GIVEN MATERIAL »
# # # # #
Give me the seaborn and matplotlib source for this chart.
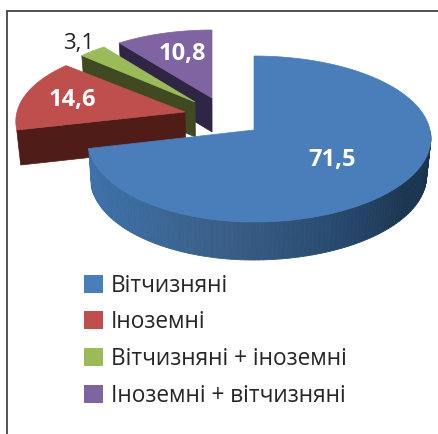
import numpy as np
import seaborn as sns
import matplotlib
matplotlib.use("Agg")
import matplotlib.pyplot as plt
from matplotlib.patches import Patch, Polygon

sns.set_theme(style="white")
plt.rcParams['font.family'] = ['Open Sans', 'DejaVu Sans']

categories = ["Вітчизняні", "Іноземні", "Вітчизняні + іноземні", "Іноземні + вітчизняні"]
values = [71.5, 14.6, 3.1, 10.8]
value_labels = ["71,5", "14,6", "3,1", "10,8"]

top_colors = sns.color_palette(["#4a7ebb", "#be4f4c", "#9bbb59", "#8064a2"])
side_colors = sns.color_palette(["#3a6ea5", "#4f1c18", "#3f4a22", "#2f2545"])
wall_ramp = sns.blend_palette(["#3c72ab", "#3c6c9f", "#3a5f88", "#2a4c72", "#1b3550", "#1b3550"], 120)

# geometry of the projected pie, in image pixels
apexes = [(254, 130), (185, 112), (195, 102), (212, 98)]
depths = [38, 35, 35, 34]
back_scale = [83, 80, 80, 80]
left_width = [165, 168, 160, 163]
right_width = 176
label_pos = [(332, 160), (72, 100), (79, 43), (182, 54)]
label_bold = [True, True, False, True]


def rim(i, theta):
    u, v = np.sin(theta), -np.cos(theta)
    a = np.where(u < 0, left_width[i], right_width)
    k = np.where(u < 0, 0.12, 0.10)
    x = apexes[i][0] + a * u * (1 + k * v)
    y = apexes[i][1] + v * (back_scale[i] + (92 - back_scale[i]) * v)
    return x, y


def drop(x, y, d):
    return x + (215 - np.asarray(x)) * 0.02, np.asarray(y) + d


fig = plt.figure(figsize=(4.38, 4.34), dpi=100)
ax = fig.add_axes([0, 0, 1, 1])
ax.set_xlim(0, 438)
ax.set_ylim(434, 0)
ax.axis("off")

edges = np.concatenate([[0], np.cumsum(values)]) / np.sum(values) * 2 * np.pi

for i in [3, 2, 1, 0]:
    t = np.linspace(edges[i], edges[i + 1], 200)
    x, y = rim(i, t)
    ax0, ay0 = apexes[i]
    d = depths[i]
    if i == 0:
        # outer wall with a shaded ramp, left to right
        vis = np.linspace(np.pi / 2 + 0.02, edges[1], 121)
        xs, ys = rim(0, vis)
        xb, yb = drop(xs, ys, d)
        for j in range(120):
            c = wall_ramp[119 - j]
            ax.fill([xs[j], xs[j + 1], xb[j + 1], xb[j]],
                    [ys[j], ys[j + 1], yb[j + 1], yb[j]], color=c, lw=0.6, zorder=1)
    else:
        # radial cut face seen from the front
        ex, ey = x[0], y[0]
        bx, by = drop(np.array([ex, ax0]), np.array([ey, ay0]), d)
        ax.add_patch(Polygon([(ex, ey), (ax0, ay0), (bx[1], by[1]), (bx[0], by[0])],
                             closed=True, fc=side_colors[i], ec=side_colors[i], lw=0.5, zorder=1))
    ax.add_patch(Polygon(np.column_stack([np.r_[ax0, x], np.r_[ay0, y]]), closed=True,
                         fc=top_colors[i], ec=top_colors[i], lw=0.5, zorder=1))

for lab, (lx, ly), bold in zip(value_labels, label_pos, label_bold):
    ax.text(lx, ly, lab, ha="center", va="center", fontsize=17 if bold else 16,
            fontweight="bold" if bold else "normal",
            color="white" if bold else "#222222", zorder=3)

# frame of the picture
ax.plot([6.5, 6.5, 438], [434, 10.5, 10.5], color="#444444", lw=1.3, zorder=4, solid_joinstyle="miter")

handles = [Patch(fc=c, ec="none", label=n) for c, n in zip(top_colors, categories)]
ax.legend(handles=handles, loc="upper left", bbox_to_anchor=(84 / 438, 1 - 273.5 / 434),
          frameon=False, fontsize=16.3, handlelength=0.84, handleheight=0.84,
          handletextpad=0.36, labelspacing=0.56, borderpad=0, borderaxespad=0,
          labelcolor="#262626")

fig.savefig("out.png", dpi=100)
# # # # #
Reproduce the listing above exactly, excluding all pictures.

Give me the seaborn and matplotlib source for this chart.
import numpy as np
import seaborn as sns
import matplotlib
matplotlib.use("Agg")
import matplotlib.pyplot as plt
from matplotlib.patches import Patch, Polygon

sns.set_theme(style="white")
plt.rcParams['font.family'] = ['Open Sans', 'DejaVu Sans']

categories = ["Вітчизняні", "Іноземні", "Вітчизняні + іноземні", "Іноземні + вітчизняні"]
values = [71.5, 14.6, 3.1, 10.8]
value_labels = ["71,5", "14,6", "3,1", "10,8"]

top_colors = sns.color_palette(["#4a7ebb", "#be4f4c", "#9bbb59", "#8064a2"])
side_colors = sns.color_palette(["#3a6ea5", "#4f1c18", "#3f4a22", "#2f2545"])
wall_ramp = sns.blend_palette(["#3c72ab", "#3c6c9f", "#3a5f88", "#2a4c72", "#1b3550", "#1b3550"], 120)

# geometry of the projected pie, in image pixels
apexes = [(254, 130), (185, 112), (195, 102), (212, 98)]
depths = [38, 35, 35, 34]
back_scale = [83, 80, 80, 80]
left_width = [165, 168, 160, 163]
right_width = 176
label_pos = [(332, 160), (72, 100), (79, 43), (182, 54)]
label_bold = [True, True, False, True]


def rim(i, theta):
    u, v = np.sin(theta), -np.cos(theta)
    a = np.where(u < 0, left_width[i], right_width)
    k = np.where(u < 0, 0.12, 0.10)
    x = apexes[i][0] + a * u * (1 + k * v)
    y = apexes[i][1] + v * (back_scale[i] + (92 - back_scale[i]) * v)
    return x, y


def drop(x, y, d):
    return x + (215 - np.asarray(x)) * 0.02, np.asarray(y) + d


fig = plt.figure(figsize=(4.38, 4.34), dpi=100)
ax = fig.add_axes([0, 0, 1, 1])
ax.set_xlim(0, 438)
ax.set_ylim(434, 0)
ax.axis("off")

edges = np.concatenate([[0], np.cumsum(values)]) / np.sum(values) * 2 * np.pi

for i in [3, 2, 1, 0]:
    t = np.linspace(edges[i], edges[i + 1], 200)
    x, y = rim(i, t)
    ax0, ay0 = apexes[i]
    d = depths[i]
    if i == 0:
        # outer wall with a shaded ramp, left to right
        vis = np.linspace(np.pi / 2 + 0.02, edges[1], 121)
        xs, ys = rim(0, vis)
        xb, yb = drop(xs, ys, d)
        for j in range(120):
            c = wall_ramp[119 - j]
            ax.fill([xs[j], xs[j + 1], xb[j + 1], xb[j]],
                    [ys[j], ys[j + 1], yb[j + 1], yb[j]], color=c, lw=0.6, zorder=1)
    else:
        # radial cut face seen from the front
        ex, ey = x[0], y[0]
        bx, by = drop(np.array([ex, ax0]), np.array([ey, ay0]), d)
        ax.add_patch(Polygon([(ex, ey), (ax0, ay0), (bx[1], by[1]), (bx[0], by[0])],
                             closed=True, fc=side_colors[i], ec=side_colors[i], lw=0.5, zorder=1))
    ax.add_patch(Polygon(np.column_stack([np.r_[ax0, x], np.r_[ay0, y]]), closed=True,
                         fc=top_colors[i], ec=top_colors[i], lw=0.5, zorder=1))

for lab, (lx, ly), bold in zip(value_labels, label_pos, label_bold):
    ax.text(lx, ly, lab, ha="center", va="center", fontsize=17 if bold else 16,
            fontweight="bold" if bold else "normal",
            color="white" if bold else "#222222", zorder=3)

# frame of the picture
ax.plot([6.5, 6.5, 438], [434, 10.5, 10.5], color="#444444", lw=1.3, zorder=4, solid_joinstyle="miter")

handles = [Patch(fc=c, ec="none", label=n) for c, n in zip(top_colors, categories)]
ax.legend(handles=handles, loc="upper left", bbox_to_anchor=(84 / 438, 1 - 273.5 / 434),
          frameon=False, fontsize=16.3, handlelength=0.84, handleheight=0.84,
          handletextpad=0.36, labelspacing=0.56, borderpad=0, borderaxespad=0,
          labelcolor="#262626")

fig.savefig("out.png", dpi=100)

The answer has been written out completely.